With the fuss we make over Thanksgiving, I’d bet most
Americans believe the Pilgrims were the first nonnative American settlers in North America.
Put aside the putative Norse landfall, and the certainty of
the Spaniards in
Florida and on the
Pacific Coast; it’s the Anglo-American narrative
that captains a big part of early American history.
And that narrative didn’t begin at Plymouth Rock.
The first permanent English settlement was in Virginia, not Massachusetts,
in Jamestown, not Plymouth – in 1607, not in 1620.
So how did the Pilgrims, and not the folk of Jamestown, manage
to get top billing, even though they showed up 13 years late to the party that
became the United States of America (and about 35 years after the short-lived
Roanoke Colony)?
Maybe it was demographics. The Pilgrims came with women and
children (and some nonbelievers); women didn’t come to the Jamestown colony until the year after it was
settled.
Maybe it was class structure. The Pilgrims arrived with
indentured laborers, as did the Jamestown
company. But the Jamestown
group seemed more class-stratified, being, at least by Captain John Smith’s
account, excessively burdened with ‘’gentlemen’’ averse to labor.

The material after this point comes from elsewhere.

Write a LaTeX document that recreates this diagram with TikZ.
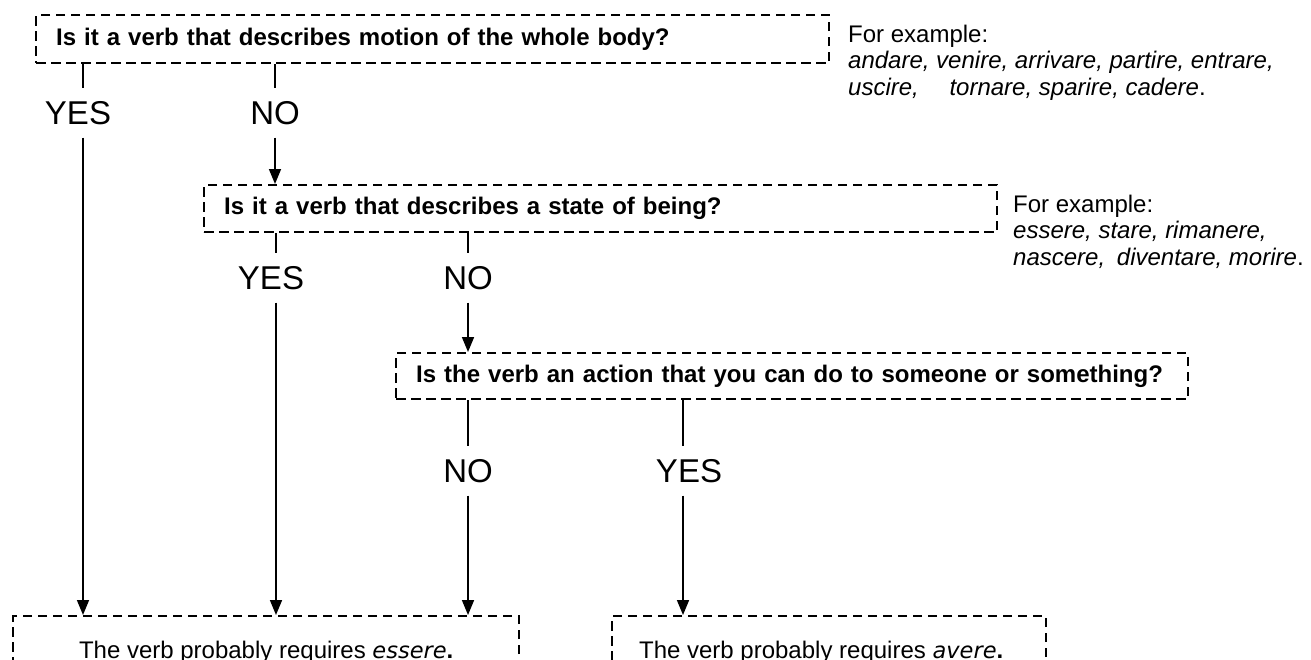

Maybe it was because, at the outset anyway, the Pilgrims evidently got on
better with the native Americans than the Virginia colonists did (save for the
renowned story of Pocahontas saving the life of Captain John Smith, for what
that’s worth).
Maybe it was the motive for coming here in the first place,
at least motive through the lens of history. Plymouth
and Jamestown
both had feet in a couple of joint English stock companies. One of its
excursions actually set up housekeeping in Maine
in the same year that Jamestown
was settled, but it was soon abandoned.
In
Jamestown,
profit was the driving force, and the Pilgrims' voyage was financed at least in part by Puritan businessmen bent on proselytizing and profit. But profit didn't cast as glorious a glow in the historical imagination as the
Puritans’ ‘’religious freedom’’ motive did -- plucky, God-fearing folk
seeking freedom of
worship, a freedom they turned around and denied to others.
Anyway, that’s my thinking. What’s yours? How did Bay State turkey
trump Virginia ham, and the Pilgrims trump the Virginians in history and imagination?